Query, key and value vectors produce an attention matrix over four tokens.
From the chapter: Chapter 13: Attention & Transformers
Glossary: attention mechanism, self attention, softmax, transformer
People: ashish vaswani, dzmitry bahdanau
References: Vaswani, 2017
Transcript
Self-attention is the core operation in a Transformer. It lets every token in a sequence look at every other token.
For each token the model computes three vectors: a query, a key, and a value. Here they are visualised in two dimensions, for the four-word sentence cat sat on mat.
The attention weight from one token to another is the dot product of the first token's query with the second token's key, divided by the square root of the dimension, then passed through softmax.

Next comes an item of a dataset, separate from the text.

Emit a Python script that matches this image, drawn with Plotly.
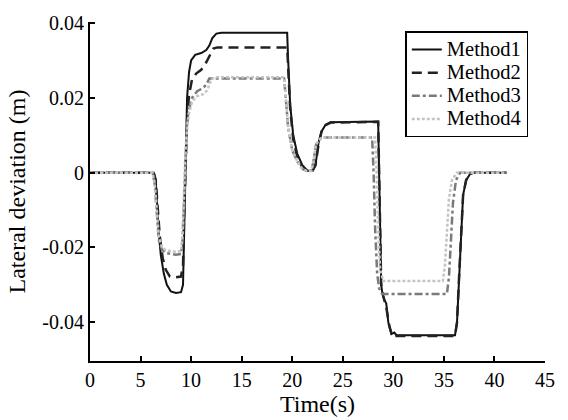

When a query points the same way as a key, the dot product is large and the attention weight is high. The matrix on the right shows all sixteen weights at once.
When queries align with their own keys, the matrix is mostly diagonal. Each token attends mostly to itself.
If cat needs to attend to mat, perhaps to resolve a pronoun later in the sentence, its query rotates toward mat's key, and the attention pattern shifts.
Finally, the output for each token is a weighted sum of every value vector. Each token gathers information from wherever it chooses to look.
That is one attention head. A Transformer stacks dozens of these in parallel, each learning what to attend to and how to mix it.